In a written statement, Maricopa County Attorney Bill Montgomery said prosecutors “will proceed with the intent to retry the penalty phase.”

“We appreciate the jury’s work in the guilt and aggravation phases of the trial and now we will assess, based upon available information, what the next steps will be,” he said.

Since Tuesday, jurors had been deliberating whether Arias, 32, should get a death sentence for murdering her ex-boyfriend in 2008.

Emotions ran high in the courtroom as the jury’s inability to agree on a sentence was announced. Arias appeared to be on the verge of tears. One of Alexander’s sisters sobbed.

Even the normally stoic judge’s voice cracked as she dismissed jurors.

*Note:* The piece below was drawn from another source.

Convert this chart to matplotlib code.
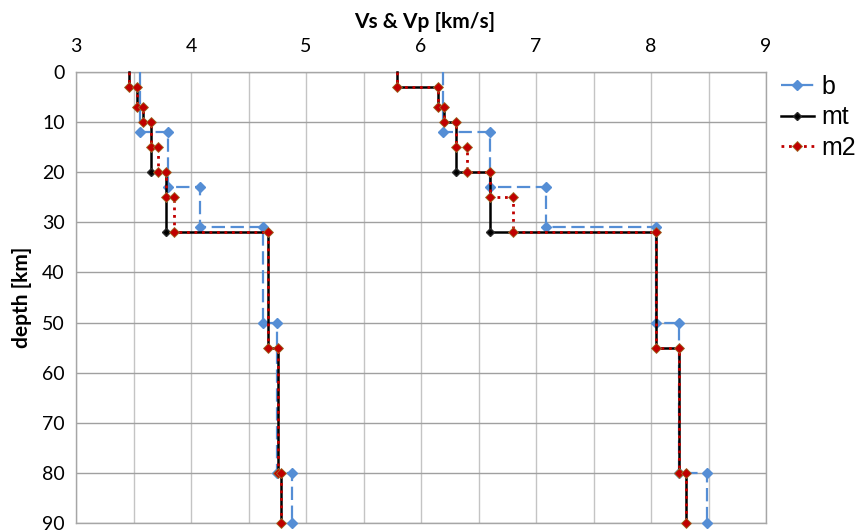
import matplotlib.pyplot as plt
import numpy as np
from matplotlib.lines import Line2D

plt.rcParams['font.family'] = ['Lato', 'DejaVu Sans']

# layer boundaries [km] and layer velocities [km/s]
b_depth = [0, 12, 23, 31, 50, 80, 90]
b_vs = [3.56, 3.80, 4.08, 4.63, 4.75, 4.88]
b_vp = [6.19, 6.60, 7.09, 8.04, 8.24, 8.49]

mt_depth = [0, 3, 7, 10, 20, 32, 55, 80, 90]
mt_vs = [3.46, 3.53, 3.58, 3.65, 3.78, 4.67, 4.76, 4.78]
mt_vp = [5.79, 6.15, 6.20, 6.30, 6.60, 8.04, 8.24, 8.30]

m2_depth = [0, 3, 7, 10, 15, 20, 25, 32, 55, 80, 90]
m2_vs = [3.46, 3.53, 3.58, 3.65, 3.71, 3.78, 3.85, 4.67, 4.76, 4.78]
m2_vp = [5.79, 6.15, 6.20, 6.30, 6.40, 6.60, 6.80, 8.04, 8.24, 8.30]

x_ticks = [3, 4, 5, 6, 7, 8, 9]
y_ticks = [0, 10, 20, 30, 40, 50, 60, 70, 80, 90]


def steps(depth, vel):
    # step profile: each layer drawn from its top to its bottom
    return np.repeat(vel, 2), np.repeat(depth, 2)[1:-1]


fig = plt.figure(figsize=(8.68, 5.32), dpi=100)
ax = fig.add_axes([76 / 868, 1 - 523 / 532, 690 / 868, 451 / 532])

styles = {
    'b': dict(color='#558ED5', lw=1.6, dashes=(6, 2.5), marker='D', ms=4.8,
              mfc='#558ED5', mec='#558ED5'),
    'mt': dict(color='black', lw=1.8, ls='-', marker='D', ms=4.0,
               mfc='black', mec='#2a2a2a'),
    'm2': dict(color='#C00000', lw=2.0, dashes=(1, 1.7), marker='D', ms=4.8,
               mfc='#C00000', mec='#A0702A', mew=0.6),
}
series = [('b', b_depth, b_vs, b_vp),
          ('mt', mt_depth, mt_vs, mt_vp),
          ('m2', m2_depth, m2_vs, m2_vp)]

for name, d, vs, vp in series:
    for v in (vs, vp):
        x, y = steps(d, v)
        ax.plot(x, y, markevery=slice(1, None), clip_on=False, zorder=3,
                **styles[name])

ax.set_xlim(3, 9)
ax.set_ylim(90, 0)
ax.xaxis.tick_top()
ax.set_xticks(x_ticks)
ax.set_xticks(np.arange(3, 9.01, 0.5), minor=True)
ax.set_yticks(y_ticks)
ax.tick_params(which='both', length=0)
ax.tick_params(axis='x', pad=12, labelsize=14)
ax.tick_params(axis='y', pad=8, labelsize=14)
ax.grid(axis='x', which='both', color='#C4C4C4', lw=1)
ax.grid(axis='y', which='major', color='#A0A0A0', lw=1)
ax.set_axisbelow(True)
for s in ax.spines.values():
    s.set_color('#A6A6A6')
    s.set_linewidth(1)

fig.text(425 / 868, 1 - 22 / 532, 'Vs & Vp [km/s]', ha='center', va='center',
         fontsize=15, fontweight='bold')
fig.text(22 / 868, 1 - 297 / 532, 'depth [km]', ha='center', va='center',
         rotation=90, fontsize=15, fontweight='bold')

handles = [Line2D([], [], **styles[n]) for n in ('b', 'mt', 'm2')]
ax.legend(handles, ['b', 'mt', 'm2'], loc='upper left',
          bbox_to_anchor=(781 / 868, 1 - 75 / 532), bbox_transform=fig.transFigure,
          frameon=False, borderpad=0, borderaxespad=0, handlelength=1.3,
          handletextpad=0.3, labelspacing=0.26,
          prop={'family': 'Liberation Sans', 'size': 18})

plt.savefig('out.png', dpi=100)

“Ladies and gentlemen, on behalf of the participants in this trial, I wish to thank you for your extraordinary service to this community,” she told them. “This was not your typical trial. You were asked to perform very difficult responsibilities.”

An alternate juror and a juror who was on the panel cried as the verdict was being read, CNN’s Ted Rowlands reported.

As the jury filed out of the courtroom, Rowlands said he saw one juror say, “I’m sorry” to Alexander’s family.

Jurors struggle to agree

Jurors had deliberated for more than 13 hours in the penalty phase of the trial when they told the court they wouldn’t be able to agree on a verdict.

Earlier this month, the same jurors took less than two hours to decide that Arias was “exceptionally cruel” when she stabbed Travis Alexander 29 times, slit his neck from ear to ear and shot him in the face.

They pronounced her guilty of first-degree murder on May 8 after 15 hours of deliberations.

For Arias to be sentenced to death, a jury’s decision must be unanimous.

About an hour into its deliberations on Thursday, the jury sent out a question, but the details of its query were not revealed in court.

On Wednesday morning, the jury sent out a note saying its members couldn’t agree. Stephens told them to try again and ordered them back into the jury room.

If Arias is given a sentence of death, she would be the fourth woman on death row in the state of Arizona.

A plea for mercy

On Tuesday, Arias pleaded with jurors to spare her.

She told them she would dedicate her time in prison to performing acts of charity from behind bars. She said she would teach people to read or to speak Spanish, start a book club and donate her hair so it could be used to make wigs for sick children. She showed jurors several pieces of her artwork.

She called Alexander’s murder “the worst mistake” she had ever made, “the worst thing I’ve ever done.” She couldn’t have imagined herself capable of such a grisly crime, Arias told the jury.

“But I know that I was,” she said. “And for that I’m going to be sorry for the rest of my life — probably longer.”

Attorneys argue life, death

Prosecutor Juan Martinez argued that jurors should sentence Arias to death.

“You have a duty, and that duty really means that you actually do the honest, right thing, even though it may be difficult,” he told them.

Defense attorney Jennifer Willmott argued Tuesday that Arias’ life should be spared.

“We’re not talking about whether or not to convict. We’re talking about whether or not to kill. And so when we talk about that, it matters that she was 27 years old and she had no criminal history,” Willmott said. “It matters that she hadn’t done anything wrong in her life before that.”

When Alexander died

Arias was living in Yreka, California, when she met Alexander at a business convention in Las Vegas in September 2006. That November, he baptized Arias into the Mormon faith, a ceremony Arias said was followed by anal sex.

Arias became his girlfriend two months later, she testified. They broke up in the summer of 2007, and Alexander began dating other women.

In June 2008, Alexander missed two appointments, prompting friends to go to his house. They found his naked body crammed in a stand-up shower

He had been stabbed 29 times in the back and torso and shot in the head. His throat was slit.

After her arrest, Arias told an elaborate lie about masked intruders breaking into Alexander’s house and killing him before she narrowly escaped.

Relatives who spoke with police described her as mentally unstable.